La Campania del vino…

La regione Campania custodisce antichi e pregiati vitigni, che sono alla base di un’enologia di spiccata tipicità, sempre più apprezzata nel mondo.
Il territorio regionale è uno dei più antichi nuclei di insediamento della vite e, ancora oggi, nell’ambito della viticoltura internazionale, si caratterizza per la presenza di ceppi centenari in molti vigneti.
I vini decantati nell’antichità da Cicerone, Plinio, Marziale, Virgilio, quali la Vitis Hellenica, la Vitis Apiana, altro non sono che i progenitori dell’Aglianico, del Fiano, della Falanghina e del Greco.
Il connubio tra vite e territorio è testimoniato anche dai preziosi reperti archeologici che documentano l’eccellente qualità dei vini locali, conosciuti nell’antichità come i “vini degli imperatori”: gli affreschi delle antiche ville degli scavi di Pompei ed Ercolano, e i depositi di anfore illustrano come il vino venisse già allora conservato in cantine ed etichettato, dando prova tangibile della secolare tradizione del “culto del vino” in Campania.
Se le radici del vino indoeuropeo vengono unanimemente collocate nel Caucaso, è altrettanto assodato che gli insediamenti greci e fenici in Campania hanno rappresentato una delle principali porte d’ingresso per un gran numero di cultivar orientali, prima della loro diffusione in varie zone dell’Europa continentale.

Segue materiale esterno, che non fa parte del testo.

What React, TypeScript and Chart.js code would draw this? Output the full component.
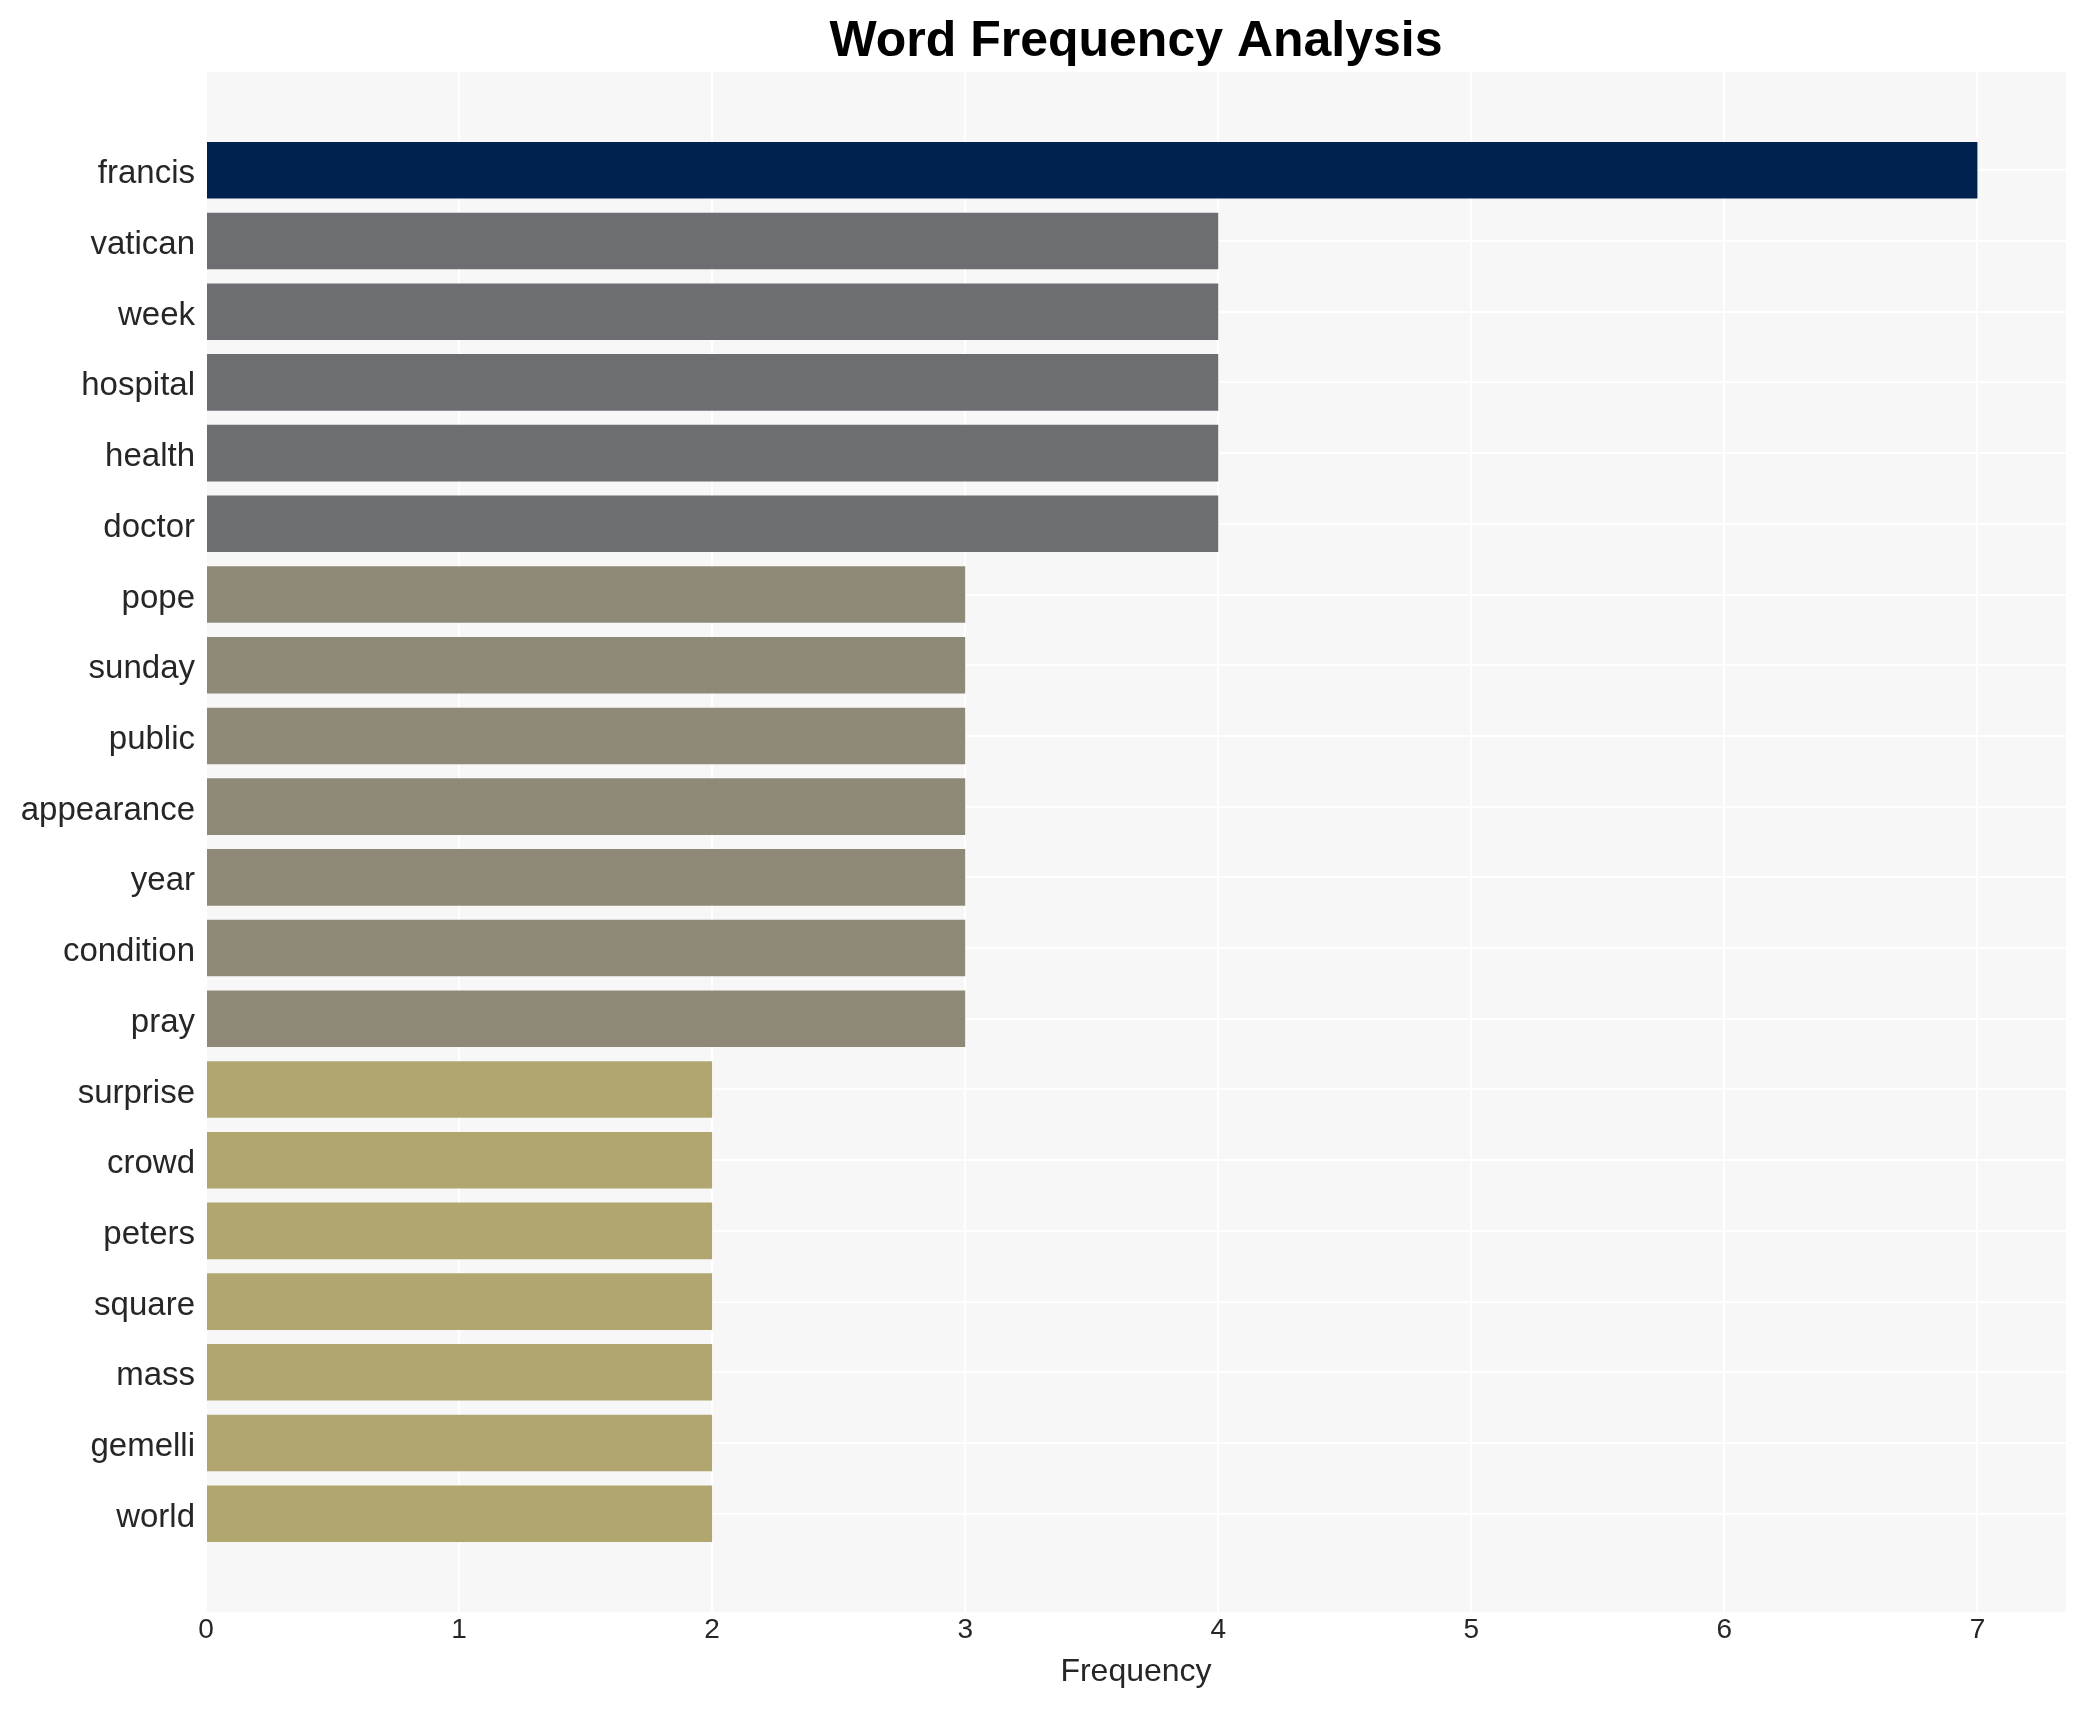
import React, { useEffect, useRef } from 'react';
import { Chart, registerables } from 'chart.js';

Chart.register(...registerables);

const words = [
  'francis', 'vatican', 'week', 'hospital', 'health', 'doctor', 'pope', 'sunday',
  'public', 'appearance', 'year', 'condition', 'pray', 'surprise', 'crowd',
  'peters', 'square', 'mass', 'gemelli', 'world',
];
const counts = [7, 4, 4, 4, 4, 4, 3, 3, 3, 3, 3, 3, 3, 2, 2, 2, 2, 2, 2, 2];
const xTicks = [0, 1, 2, 3, 4, 5, 6, 7];
const colorByCount: Record<number, string> = {
  7: '#00224e',
  4: '#6d6e72',
  3: '#8f8a78',
  2: '#b1a66f',
};

const FONT = "'Liberation Sans', Arial, Helvetica, sans-serif";

const plotBg = {
  id: 'plotBg',
  beforeDraw(chart: any) {
    const { ctx, chartArea } = chart;
    if (!chartArea) return;
    ctx.save();
    ctx.fillStyle = '#f7f7f7';
    ctx.fillRect(chartArea.left, chartArea.top, chartArea.right - chartArea.left, chartArea.bottom - chartArea.top);
    ctx.restore();
  },
};

export default function App() {
  const ref = useRef<HTMLCanvasElement | null>(null);

  useEffect(() => {
    if (!ref.current) return;
    const xMax = Math.max(...counts) * 1.05;
    const n = words.length;
    const pad = (n - 1 + 0.8) * 0.05 + 0.4;
    const chart = new Chart(ref.current, {
      type: 'bar',
      data: {
        datasets: [
          {
            data: words.map((_, i) => ({ x: counts[i], y: i })),
            backgroundColor: counts.map((c) => colorByCount[c]),
            borderWidth: 0,
            barPercentage: 0.8,
            categoryPercentage: 1.0,
          },
        ],
      },
      options: {
        indexAxis: 'y',
        animation: false,
        responsive: false,
        devicePixelRatio: 1,
        layout: { padding: { left: 0, right: 20, top: 0, bottom: 0 } },
        plugins: {
          legend: { display: false },
          tooltip: { enabled: false },
          title: {
            display: true,
            fullSize: false,
            text: 'Word Frequency Analysis',
            color: '#000000',
            font: { family: FONT, size: 50, weight: 'bold' },
            padding: { top: 12, bottom: 0 },
          },
        },
        scales: {
          x: {
            type: 'linear',
            min: 0,
            max: xMax,
            offset: false,
            afterBuildTicks: (scale: any) => {
              scale.ticks = xTicks.map((v) => ({ value: v }));
            },
            afterFit: (scale: any) => {
              scale.height = 98;
            },
            grid: { color: '#ffffff', lineWidth: 2, drawTicks: false, offset: false },
            border: { display: false },
            ticks: {
              color: '#262626',
              font: { family: FONT, size: 28 },
              padding: 1,
              autoSkip: false,
              maxRotation: 0,
            },
            title: {
              display: true,
              text: 'Frequency',
              color: '#262626',
              font: { family: FONT, size: 32 },
              padding: { top: 0, bottom: 19 },
            },
          },
          y: {
            type: 'linear',
            reverse: true,
            offset: false,
            min: -pad,
            max: n - 1 + pad,
            afterBuildTicks: (scale: any) => {
              scale.ticks = words.map((_, i) => ({ value: i }));
            },
            afterFit: (scale: any) => {
              scale.width = 206;
            },
            grid: { color: '#ffffff', lineWidth: 2, drawTicks: false, offset: false },
            border: { display: false },
            ticks: {
              color: '#262626',
              font: { family: FONT, size: 33 },
              padding: 11,
              labelOffset: 4,
              autoSkip: false,
              callback: (v: any) => words[Number(v)] ?? '',
            },
          },
        },
      },
      plugins: [plotBg],
    } as any);
    return () => chart.destroy();
  }, []);

  return (
    <div style={{ position: 'absolute', left: 0, top: 0, width: 2086, height: 1710, background: '#ffffff' }}>
      <canvas ref={ref} width={2086} height={1710} style={{ display: 'block' }} />
    </div>
  );
}
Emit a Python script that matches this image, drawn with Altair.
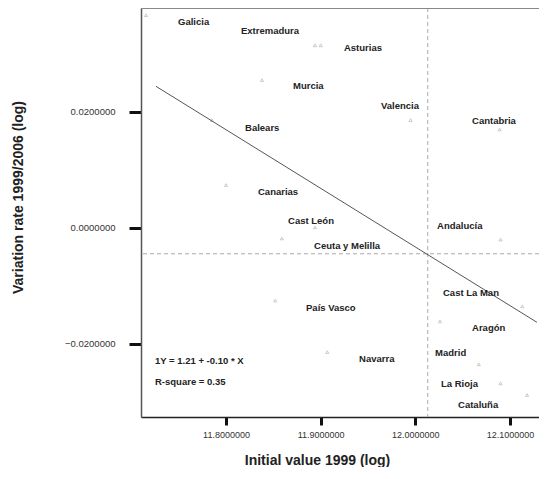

Furono infatti proprio i Greci a introdurre i semi della vitis vinifera in Campania: le principali uve autoctone della regione, come Aglianico, Greco, Fiano, Falanghina, Biancolella e Piedirosso sono infatti di origine greca.
Il nome “Aglianico” sembra derivi dal termine Ellenico, cioè “dalla Grecia”.
Il contributo dei Greci fu fondamentale per il successo dei vini della Campania che si registrò in epoca romana.
Durante l’Impero Romano la vitivinicoltura Campana conobbe un fiorente sviluppo ed i suoi vini vennero esportati anche fuori dalla penisola Italica.
Pompei divenne il principale centro commerciale vinicolo della Campania: dai porti di Pozzuoli e di Sinuessa partivano infatti decine di migliaia di ettolitri che raggiungevano i paesi del Mediterraneo e la Gallia.
Con la fine dell’impero romano iniziò il declino della viticoltura Campana, fino a giungere al Medioevo, quando si registrò uno dei periodi più cupi per la vite e per il vino in questa regione.
Anche nel periodo Medioevale alcuni dei vini Campani conobbero un discreto successo: già nel 1300 la spiccata acidità dell’Asprinio mise in mostra le sue potenzialità nella produzione di vini spumanti, e nel 1700 molti commercianti arrivavano fino ad Aversa per acquistare le uve per produrre vini con le bollicine.
La fine di questo secolo segnò un nuovo declino dell’enologia Campana: l’oidio e la fillossera arrivarono in Campania molto più tardi che altrove, ma la viticoltura subì comunque danni ingentissimi.
La strada della qualità venne imboccata solo a partire dagli anni 1980.
In tempi recenti il territorio ha saputo dare vita a vini di altissimo livello sia a partire da vitigni a bacca bianca che a bacca rossa.
Geograficamente la coltivazione della vite è favorita dalla presenza di una superficie per oltre il 50% collinare e per il 30% montuosa; la fascia pianeggiante rappresenta appena il 15% della superficie della regione.
Vi sono più di 25.000 ettari coltivati a vigna, la forma di allevamento prevalente sta mutando dalla tradizionale pergola a favore della spalliera e controspalliera, anche se i metodi di allevamento in una regione così vasta variano a seconda della zona: nel Casertano si prediligevano le alberate maritate, mentre l’alberello è più diffuso nell’Avellinese e nelle zone di alta collina-montagna in generale.
Recentemente i vini Campani stanno registrando incredibili successi e notevole interesse da parte dei consumatori: Greco di Tufo, Fiano di Avellino, Falanghina, per i bianchi, Taurasi e le diverse espressioni dell’imponente Aglianico per i rossi, sono solamente alcuni esempi che oggi fanno della Campania una delle regioni più interessanti d’Italia dal punto di vista enologico.